Fishman attended the University of Maryland where he played football primarily as a linebacker. He also served as a tailback, and in 1963 was the team's leading rusher with 480 yards on 116 carries. In 1964, he was named to the All-Atlantic Coast Conference (ACC) first-team as a guard.

Fishman gained notoriety and is most known for his actions in the 1964 game against the Naval Academy, an intense in-state rival. Rough play marked the game, and Fishman responded on two occasions with an extended middle-finger to taunts from the stands, some of which Maryland receiver Darryl Hill described as anti-Semitic. Afterward, with respect to his rough play, Navy head coach Wayne Hardin called Fishman, "a disgrace to the game." Maryland head coach Tom Nugent conceded that Fishman may have been "a little wild-eyed," but added, "I can't chastise him publicly. I didn't see him do anything deliberate." From the Pentagon, Navy officials cited Fishman's use of the middle finger as the main reason for their refusal to renew the series for 40 years. Several times, University of Maryland officials asked Fishman to apologize for the gesture, but he refused and said, "What for? It's a game. It's a silly game. It's football, it's not a diplomatic blunder."

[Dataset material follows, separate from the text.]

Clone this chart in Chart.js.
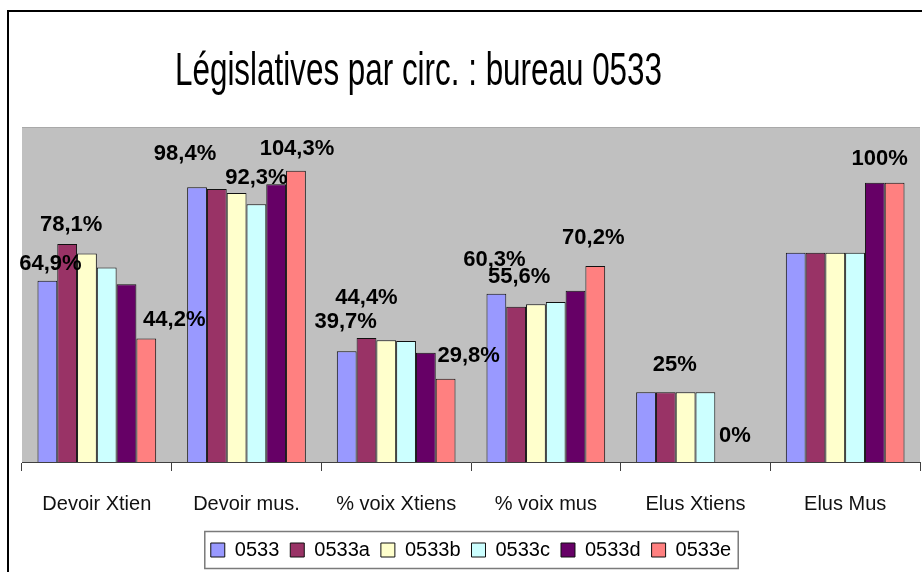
<!DOCTYPE html>
<html>
<head>
<meta charset="utf-8">
<script src="https://cdn.jsdelivr.net/npm/chart.js@4.4.1/dist/chart.umd.min.js"></script>
<style>
  html, body { margin: 0; padding: 0; background: #ffffff; }
  #wrap { width: 922px; height: 572px; position: relative; }
</style>
</head>
<body>
<div id="wrap"><canvas id="c" width="922" height="572"></canvas></div>
<script>
// ---- data ----
const titleText = 'Législatives par circ. : bureau 0533';
const categories = ['Devoir Xtien', 'Devoir mus.', '% voix Xtiens', '% voix mus', 'Elus Xtiens', 'Elus Mus'];
const seriesNames = ['0533', '0533a', '0533b', '0533c', '0533d', '0533e'];
const s0533  = [64.9, 98.4, 39.7, 60.3, 25, 75];
const s0533a = [78.1, 97.8, 44.4, 55.6, 25, 75];
const s0533b = [74.7, 96.4, 43.6, 56.5, 25, 75];
const s0533c = [69.7, 92.3, 43.3, 57.3, 25, 75];
const s0533d = [63.7, 99.5, 39.1, 61.3, 0, 100];
const s0533e = [44.2, 104.3, 29.8, 70.2, 0, 100];
const yMin = 0, yMax = 120;

// which bars carry a value label (series index, category index) + label nudges
const labelled = [
  [0,0],[1,0],[5,0],
  [0,1],[3,1],[5,1],
  [0,2],[1,2],[5,2],
  [0,3],[1,3],[5,3],
  [1,4],[5,4],
  [5,5]
];
const labelNudge = [
  [3,17],[4,19],[28,19],
  [-12,33],[0,26],[1,22],
  [-1,29],[0,40],[23,23],
  [-2,34],[3,30],[-2,28],
  [9,27],[-10,26],
  [-15,24]
];

// ---- styles ----
const colors = ['#9999FF', '#993366', '#FFFFCC', '#CCFFFF', '#660066', '#FF8080'];
const FONT = "'Liberation Sans', Arial, Helvetica, sans-serif";
const seriesValues = [s0533, s0533a, s0533b, s0533c, s0533d, s0533e];

function fmt(v) {
  return String(v).replace('.', ',') + '%';
}

const framePlugin = {
  id: 'frame',
  beforeDraw(chart) {
    const ctx = chart.ctx, a = chart.chartArea;
    ctx.save();
    ctx.fillStyle = '#ffffff';
    ctx.fillRect(0, 0, chart.width, chart.height);
    // plot background
    ctx.fillStyle = '#C0C0C0';
    ctx.fillRect(a.left, a.top, a.right - a.left, a.bottom - a.top);
    ctx.strokeStyle = '#a9a9a9';
    ctx.lineWidth = 1;
    ctx.beginPath();
    ctx.moveTo(a.left, a.top + 0.5);
    ctx.lineTo(a.right, a.top + 0.5);
    ctx.stroke();
    // outer black frame (left and top visible)
    ctx.strokeStyle = '#000000';
    ctx.lineWidth = 2;
    ctx.beginPath();
    ctx.moveTo(8, chart.height);
    ctx.lineTo(8, 11);
    ctx.lineTo(chart.width, 11);
    ctx.stroke();
    // title (condensed)
    ctx.fillStyle = '#000000';
    ctx.font = '46px ' + FONT;
    ctx.textBaseline = 'alphabetic';
    ctx.textAlign = 'left';
    const w = ctx.measureText(titleText).width;
    const targetW = 487;
    const sx = targetW / w;
    ctx.translate(418.5 - targetW / 2, 85);
    ctx.scale(sx, 1);
    ctx.fillText(titleText, 0, 0);
    ctx.restore();
  },
  afterDraw(chart) {
    // legend border
    const lg = chart.legend;
    if (!lg || !lg.legendHitBoxes || !lg.legendHitBoxes.length) return;
    const hb = lg.legendHitBoxes;
    const first = hb[0], last = hb[hb.length - 1];
    const ctx = chart.ctx;
    ctx.save();
    ctx.strokeStyle = '#7a7a7a';
    ctx.lineWidth = 1.5;
    const x0 = first.left - 6, x1 = last.left + last.width + 7;
    const y0 = lg.top + 2.5, y1 = lg.top + 39.5;
    ctx.strokeRect(x0, y0, x1 - x0, y1 - y0);
    ctx.restore();
  }
};

const labelPlugin = {
  id: 'valueLabels',
  afterDatasetsDraw(chart) {
    const ctx = chart.ctx;
    ctx.save();
    ctx.fillStyle = '#000000';
    ctx.font = 'bold 22px ' + FONT;
    ctx.textAlign = 'center';
    ctx.textBaseline = 'middle';
    labelled.forEach(([ds, cat], i) => {
      const el = chart.getDatasetMeta(ds).data[cat];
      const v = seriesValues[ds][cat];
      const [dx, dy] = labelNudge[i];
      ctx.fillText(fmt(v), el.x + dx, el.y - dy);
    });
    ctx.restore();
  }
};

new Chart(document.getElementById('c'), {
  type: 'bar',
  data: {
    labels: categories,
    datasets: seriesNames.map((name, i) => ({
      label: name,
      data: seriesValues[i],
      backgroundColor: colors[i],
      borderColor: '#111111',
      borderWidth: 1,
      borderSkipped: 'bottom',
      categoryPercentage: 0.793,
      barPercentage: 1.0
    }))
  },
  options: {
    responsive: false,
    animation: false,
    devicePixelRatio: 1,
    layout: { padding: { left: 22, right: 2, top: 127, bottom: 2 } },
    plugins: {
      title: { display: false },
      tooltip: { enabled: false },
      legend: {
        display: true,
        position: 'bottom',
        labels: {
          color: '#000000',
          font: { family: FONT, size: 20 },
          boxWidth: 14,
          boxHeight: 14,
          padding: 11
        }
      }
    },
    scales: {
      x: {
        grid: {
          offset: true,
          drawOnChartArea: false,
          drawTicks: true,
          tickLength: 9,
          color: '#404040'
        },
        border: { display: true, color: '#404040', width: 1 },
        ticks: {
          color: '#111111',
          font: { family: FONT, size: 20 },
          padding: 21,
          maxRotation: 0,
          autoSkip: false
        },
        afterFit(scale) { scale.height -= 8; }
      },
      y: {
        display: false,
        min: yMin,
        max: yMax
      }
    }
  },
  plugins: [framePlugin, labelPlugin]
});
</script>
</body>
</html>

Fishman was the only Jew on the team at the time, and became close friends with Darryl Hill after he transferred from Navy. Hill was the first black player on any ACC football team. Fishman said, "He being the only black and me being the only Jew, we used to call ourselves 'The Onlys.'" Shortly after Hill's arrival, Fishman cut a deal with Hill, offering to help him survive his redshirt season in exchange for tutoring in economics. Fishman was fiercely protective of his friend, Hill, who was the subject of mistreatment from the fans and opposing players. Against South Carolina, which had threatened a boycott of the game because of Hill's participation, Maryland led 13–0 at halftime. As the team walked to the locker room, a fan poured a drink onto Hill. Fishman responded by hitting the man with his helmet. At Wake Forest, Hill was knocked unconscious by a late hit, and Fishman applied the oxygen mask when the medics refused.

Fishman was selected in the 14th round (196th overall) of the 1965 NFL draft by the Baltimore Colts. The Colts waived him during the preseason camp, and in 1965, he instead played for the Hartford Charter Oaks in the Continental Football League. In June 1966, he was signed by the Washington Redskins, but did not make the roster. Fishman is now retired from personal injury law and currently resides in Boca Raton, Florida.